Konuşma âdâbına riayet edenlerin güzel neticeler elde edecekleri Yüce Kitabımızda şöyle haber verilir: “Görmedin mi Allah güzel bir sözü nasıl misal getirdi? Güzel bir söz kökü sağlam, dalları göğe yükselen bir ağaç gibidir. Bu ağaç Rabbinin izniyle her zaman meyvesini verir.
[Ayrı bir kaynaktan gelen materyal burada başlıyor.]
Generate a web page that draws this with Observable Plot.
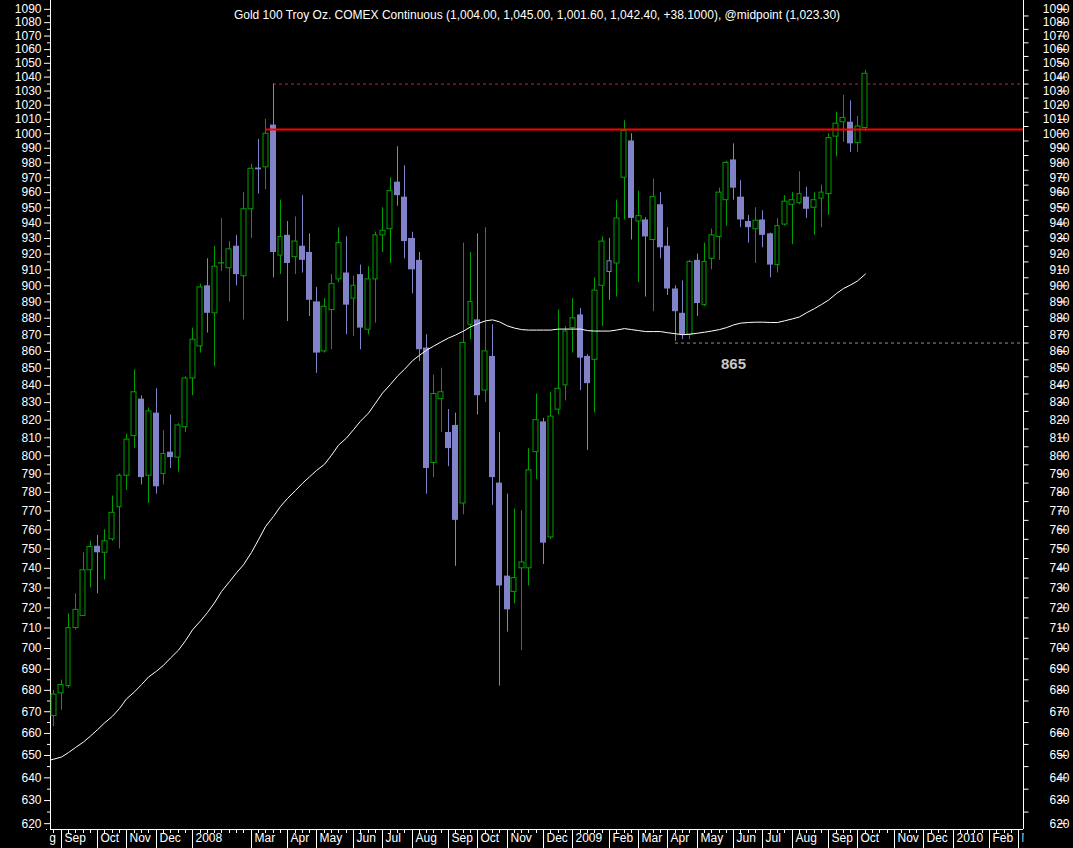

Öğüt alsınlar diye Allah, insanlara misaller getirir.” Şu âyette de dilini kontrol altında tutmayanların karşılaşacakları olumsuz âkıbete işâret edilir: “Kötü bir sözün durumu da yerden koparılmış, ayakta durma imkânı olmayan kötü bir ağacın durumu gibidir.”

Konuşmalarımızla insanlara rahatsızlık ve bıkkınlık vermemeli, sözlerimiz hikmetli ve ibretli, sözlerimizin rotası da insan onuru ve haysiyetini yüceltmek olmalıdır. Güzel ve anlamlı sözlerimiz hayırlı ve faydalı işlere dönüşmeli, dedikodu, gıybet, sû-i zan ve çirkin sözlerle hem insanlar hem de Rabbimiz katındaki değerimizi düşürmemeliyiz. Tıpkı Yunus’un sözün gücünü anlatan:

“Söz ola kese savaşı, söz ola kestire başı,

Söz ola ağılı aşı, bal ile yağ ede bir söz.” veciz ifâdeleri gibi. Vesselam.